• **Objective**:
Among the entries below, extract exactly the lines that run from the one with "Emit a web page" through the one with "const yTicks = [0, 2, 4, 6, 8, 10, 12];", both ends included.

• **Dataset rows**:
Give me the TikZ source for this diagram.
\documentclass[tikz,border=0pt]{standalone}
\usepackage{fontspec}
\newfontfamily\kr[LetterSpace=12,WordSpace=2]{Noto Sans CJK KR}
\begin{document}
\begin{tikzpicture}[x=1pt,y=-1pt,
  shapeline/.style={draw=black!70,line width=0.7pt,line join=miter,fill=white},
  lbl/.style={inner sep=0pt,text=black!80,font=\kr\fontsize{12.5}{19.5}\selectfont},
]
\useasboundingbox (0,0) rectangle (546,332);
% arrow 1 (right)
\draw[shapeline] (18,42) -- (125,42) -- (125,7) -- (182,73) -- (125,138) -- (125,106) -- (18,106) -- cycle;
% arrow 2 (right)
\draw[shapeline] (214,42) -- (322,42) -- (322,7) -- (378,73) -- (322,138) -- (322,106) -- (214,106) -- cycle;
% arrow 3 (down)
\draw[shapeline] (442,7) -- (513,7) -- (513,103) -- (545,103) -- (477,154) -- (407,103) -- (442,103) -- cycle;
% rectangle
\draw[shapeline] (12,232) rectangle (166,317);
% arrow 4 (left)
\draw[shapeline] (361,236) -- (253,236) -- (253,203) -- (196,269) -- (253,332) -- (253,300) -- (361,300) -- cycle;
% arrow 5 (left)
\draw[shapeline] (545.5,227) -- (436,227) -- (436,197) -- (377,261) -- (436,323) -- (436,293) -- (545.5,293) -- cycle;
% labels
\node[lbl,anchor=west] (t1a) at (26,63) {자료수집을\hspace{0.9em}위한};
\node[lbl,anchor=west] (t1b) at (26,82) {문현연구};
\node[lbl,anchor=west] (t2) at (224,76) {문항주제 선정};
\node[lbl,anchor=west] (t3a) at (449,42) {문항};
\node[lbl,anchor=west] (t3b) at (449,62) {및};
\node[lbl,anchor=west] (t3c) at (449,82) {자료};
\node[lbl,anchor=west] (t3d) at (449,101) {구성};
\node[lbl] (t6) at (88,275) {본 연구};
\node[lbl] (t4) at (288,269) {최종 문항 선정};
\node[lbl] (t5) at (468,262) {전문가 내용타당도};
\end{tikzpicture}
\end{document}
==
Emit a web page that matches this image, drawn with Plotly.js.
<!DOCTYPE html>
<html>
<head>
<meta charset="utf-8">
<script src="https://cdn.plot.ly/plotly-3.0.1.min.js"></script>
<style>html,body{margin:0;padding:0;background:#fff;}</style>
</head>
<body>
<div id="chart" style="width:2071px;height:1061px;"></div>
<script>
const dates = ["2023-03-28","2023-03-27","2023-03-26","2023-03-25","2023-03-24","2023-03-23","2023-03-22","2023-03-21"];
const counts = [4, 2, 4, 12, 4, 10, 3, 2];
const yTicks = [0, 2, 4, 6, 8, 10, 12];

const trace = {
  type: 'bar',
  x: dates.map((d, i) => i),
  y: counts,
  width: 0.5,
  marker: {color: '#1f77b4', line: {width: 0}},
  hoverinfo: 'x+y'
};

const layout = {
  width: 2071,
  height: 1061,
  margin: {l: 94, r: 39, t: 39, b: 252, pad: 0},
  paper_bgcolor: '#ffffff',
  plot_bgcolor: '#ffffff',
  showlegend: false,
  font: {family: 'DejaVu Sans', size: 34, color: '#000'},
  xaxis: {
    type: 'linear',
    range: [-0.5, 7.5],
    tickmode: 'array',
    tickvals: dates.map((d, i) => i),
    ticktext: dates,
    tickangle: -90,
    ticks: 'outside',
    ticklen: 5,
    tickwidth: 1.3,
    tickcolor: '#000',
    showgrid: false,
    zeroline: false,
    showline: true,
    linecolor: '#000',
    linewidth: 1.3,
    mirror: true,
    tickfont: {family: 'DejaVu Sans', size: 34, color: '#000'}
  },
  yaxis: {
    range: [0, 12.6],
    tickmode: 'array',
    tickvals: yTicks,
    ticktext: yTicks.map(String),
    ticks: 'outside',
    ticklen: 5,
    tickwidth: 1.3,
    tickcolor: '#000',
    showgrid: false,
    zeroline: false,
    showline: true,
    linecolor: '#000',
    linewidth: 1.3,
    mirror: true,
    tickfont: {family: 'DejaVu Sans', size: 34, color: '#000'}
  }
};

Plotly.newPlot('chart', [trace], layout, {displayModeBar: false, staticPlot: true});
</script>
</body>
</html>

• **Answer to the task**:
Emit a web page that matches this image, drawn with Plotly.js.
<!DOCTYPE html>
<html>
<head>
<meta charset="utf-8">
<script src="https://cdn.plot.ly/plotly-3.0.1.min.js"></script>
<style>html,body{margin:0;padding:0;background:#fff;}</style>
</head>
<body>
<div id="chart" style="width:2071px;height:1061px;"></div>
<script>
const dates = ["2023-03-28","2023-03-27","2023-03-26","2023-03-25","2023-03-24","2023-03-23","2023-03-22","2023-03-21"];
const counts = [4, 2, 4, 12, 4, 10, 3, 2];
const yTicks = [0, 2, 4, 6, 8, 10, 12];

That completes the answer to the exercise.